Both women are in love, but their relative needs are quite different. The wealthy Mary has the privilege of considering marriage in an abstract way, and wondering how it may affect her future lifestyle. Mary has a lot of power in deciding whether or not to get married. Struggling Sarah on the other hand, sees marriage as a question of love, but also one of opportunity. Sarah's decision on whether to marry has an immediate and tangible affect on her own lifestyle and on that of her children. Effectively, she has less power.
Now of course, Sarah and Mary are completely made up. But their stories parallel the reality of being a woman in America. Without using a value-judgment, the fact remains that married women tend to have brighter economic outcomes than unmarried women. And for women floating around the poverty line, this matters a lot.
Compare the top line to the bottom line: married working woman vs. unmarried working woman. Think back to struggling Sarah and imagine the improvement in her life and her children's lives if she moves from the red line to the green line. Mary, who is already floating above the green line, does not care.
Judgment Free Reality
My goal here is not to claim that poor women should get married or that men should rescue women from their sad lives. These numbers are in many ways representative of the persistent and unfair gaps in pay between men and women. But regardless of how fair or unfair these numbers are, they are reality. Sure we can and should work to make changes here, but for right now, marriage is an important predictor in lifestyle.
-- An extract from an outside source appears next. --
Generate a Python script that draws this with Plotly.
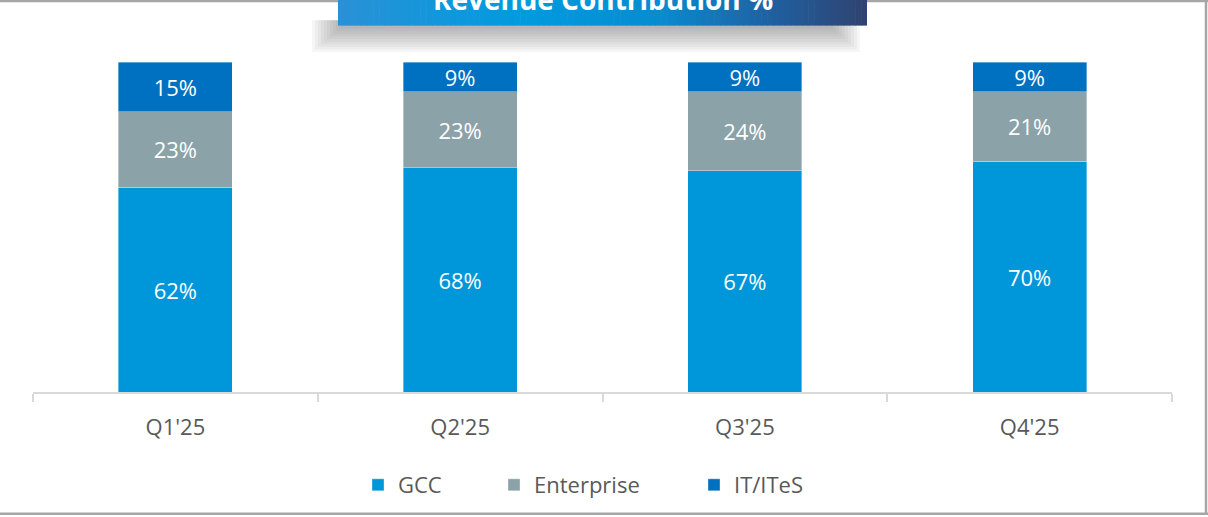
import plotly.graph_objects as go

categories = ["Q1'25", "Q2'25", "Q3'25", "Q4'25"]
gcc = [62, 68, 67, 70]
enterprise = [23, 23, 24, 21]
it_ites = [15, 9, 9, 9]
series_names = ["GCC", "Enterprise", "IT/ITeS"]
title_text = "Revenue Contribution %"

W, H = 1208, 517
ML, MR, MT, MB = 33, 36, 62, 124
PW = W - ML - MR
PH = H - MT - MB


def px(x):
    return (x - ML) / PW


def py(y):
    return (H - MB - y) / PH


colors = ["#0096DA", "#8AA2A8", "#0070C0"]
values = [gcc, enterprise, it_ites]
legends = ["legend", "legend2", "legend3"]

fig = go.Figure()
for name, vals, col, lg in zip(series_names, values, colors, legends):
    fig.add_trace(go.Bar(
        x=categories, y=vals, name=name,
        marker=dict(color=col, line=dict(color="rgba(255,255,255,0.6)", width=0.6)),
        text=[f"{v}%" for v in vals], textposition="inside",
        insidetextanchor="middle", constraintext="none",
        textfont=dict(family="Open Sans", size=22, color="white"),
        width=0.4, legend=lg, hoverinfo="skip",
    ))

shapes = []
border = dict(color="#A6A6A6", width=2.5)
# outer frame (top, right, bottom)
shapes.append(dict(type="line", xref="paper", yref="paper", x0=px(0), x1=px(W), y0=py(0.8), y1=py(0.8), line=border))
shapes.append(dict(type="line", xref="paper", yref="paper", x0=px(1206), x1=px(1206), y0=py(0), y1=py(516), line=border))
shapes.append(dict(type="line", xref="paper", yref="paper", x0=px(0), x1=px(W), y0=py(515), y1=py(515), line=border))

# title box shadow
for i in range(10):
    shapes.append(dict(type="rect", xref="paper", yref="paper", layer="above",
                       x0=px(312 + i * 3), x1=px(860 - i * 3), y0=py(20), y1=py(52 - i * 2.6),
                       fillcolor="rgba(110,110,110,0.06)", line=dict(width=0)))

# title box gradient
stops = [(0.0, (42, 145, 214)), (0.35, (0, 155, 222)), (0.6, (8, 140, 208)), (0.8, (30, 100, 165)), (1.0, (47, 66, 112))]


def grad(t):
    for (t0, c0), (t1, c1) in zip(stops[:-1], stops[1:]):
        if t0 <= t <= t1:
            f = (t - t0) / (t1 - t0)
            return "rgb(%d,%d,%d)" % tuple(round(a + (b - a) * f) for a, b in zip(c0, c1))
    return "rgb(%d,%d,%d)" % stops[-1][1]


bx0, bx1, by0, by1 = 338, 867, -5, 25.5
N = 90
for i in range(N):
    xa = bx0 + (bx1 - bx0) * i / N
    xb = bx0 + (bx1 - bx0) * (i + 1) / N + 0.6
    shapes.append(dict(type="rect", xref="paper", yref="paper", layer="above",
                       x0=px(xa), x1=px(min(xb, bx1)), y0=py(by0), y1=py(by1),
                       fillcolor=grad((i + 0.5) / N), line=dict(width=0)))

fig.update_layout(
    width=W, height=H,
    margin=dict(l=ML, r=MR, t=MT, b=MB),
    paper_bgcolor="white", plot_bgcolor="white",
    barmode="stack",
    font=dict(family="Open Sans", color="#595959"),
    shapes=shapes,
    annotations=[dict(text="<b>" + title_text + "</b>", xref="paper", yref="paper",
                      x=px(603), y=py(-1), xanchor="center", yanchor="middle",
                      showarrow=False, font=dict(family="Open Sans", size=28, color="white"))],
    xaxis=dict(showline=True, linecolor="#D9D9D9", linewidth=1.5,
               ticks="outside", tickson="boundaries", ticklen=8, tickcolor="#D9D9D9", tickwidth=1.5,
               tickfont=dict(family="Open Sans", size=22, color="#595959"),
               ticklabelstandoff=15, showgrid=False, fixedrange=True),
    yaxis=dict(visible=False, range=[0, 100], fixedrange=True),
    showlegend=True,
)
leg_common = dict(orientation="h", yanchor="middle", xanchor="left", y=py(485),
                  font=dict(family="Open Sans", size=22, color="#595959"), bgcolor="rgba(0,0,0,0)")
fig.update_layout(
    legend=dict(x=px(358), **leg_common),
    legend2=dict(x=px(494), **leg_common),
    legend3=dict(x=px(694), **leg_common),
)

fig.write_html("out.html", config={"displayModeBar": False},
               post_script="document.body.style.margin='0';")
When I said judgment free I lied, I do have one judgment before I close. Our society always teaches young girls to want marriage and to hope for it. Girls dream about their wedding days and plan them out for years. But what about young boys? Our society never tells boys that love is important. We teach boys to follow their dreams and make big changes in the world with their careers. For boys, love is taught to be an afterthought. Perhaps this is the real problem.